É o mínimo num sistema presidencialista.  O presidente, eleito pelo povo, decide o rumo do país enquanto o Congresso fiscaliza, propõe ajustes, mas não toma o timão na marra.

Mas agora, quando a lei precisa sair do papel, a coisa emperra. O Centrão, esse monstro nutrido por interesses paroquiais e verbas bilionárias, faz beicinho. Não quer abrir mão do cofre, não quer devolver ao Executivo o que é do Executivo. Quer continuar distribuindo verbas sem transparência, prometendo pontes onde não há rio, asfaltando estradas que vão dar direto à sua reeleição.

Walfrido Warde, advogado que coassina a ação que sacudiu o Supremo, crava o que salta aos olhos.  Esse esquema desmonta, na marra, o presidencialismo.

Se o presidente não controla o orçamento, não governa. Vira refém.

Qualquer projeto nacional seja segurança, educação, infraestrutura, se torna refém de negociações paroquiais. O Brasil se torna um arquipélago de obras eleitoreiras, contratos suspeitos e superfaturamento.  Um convite diário à corrupção.

E quem ousa questionar vira alvo da narrativa de sempre: “É o Supremo interferindo na política”, gritam os donos do cofre. Balela.

O que o STF faz é proteger a Constituição. E, convenhamos, não é pouca coisa. O artigo segundo é pétreo: os poderes são harmônicos, independentes, com funções claras.

Usurpar o Orçamento é rasgar a Constituição pela costura mais sensível. O dinheiro do povo.

Enquanto isso, a cada escândalo, uma pergunta incômoda lateja.  Por que o Orçamento virou moeda de troca? Porque depois da Lava Jato e da queda do financiamento empresarial, ninguém quis encarar o elefante na sala?  Campanha custa caro. E fingir que meia dúzia de fundo público cobre tudo é ingenuidade, ou hipocrisia de quem lucra com o caixa dois institucionalizado na forma de emenda.

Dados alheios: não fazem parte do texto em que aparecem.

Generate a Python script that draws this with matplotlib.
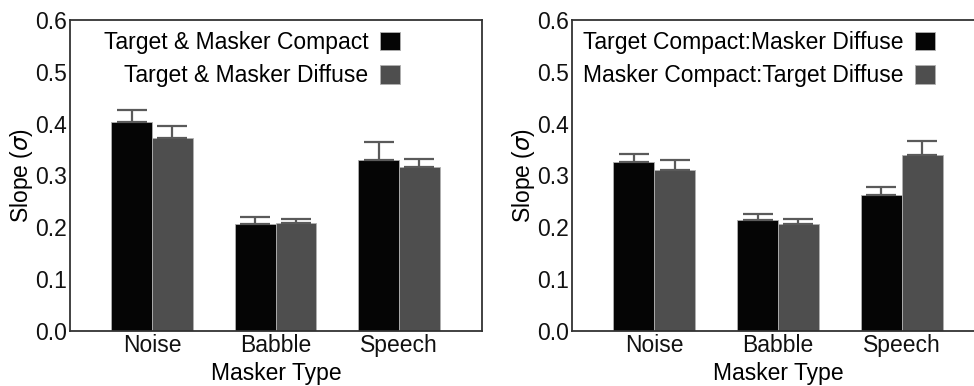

O recado é claro: ou o Brasil volta a debater o financiamento da política de forma adulta, com regras claras, fiscalização séria e transparência, ou continuará assistindo seu dinheiro escorrer pelo ralo de emendas que mais compram voto do que constroem país.

É isso ou seguiremos aplaudindo dentaduras superfaturadas, ambulâncias fantasmas e pontes para lugar nenhum.

No fim, a pergunta é simples: quem manda no Orçamento? O presidente que a maioria escolheu nas urnas, ou meia dúzia de caciques que loteiam o dinheiro público como se fosse quintal de sua casa?

A escolha será nossa e a conta, essa, já é de todos nós faz tempo.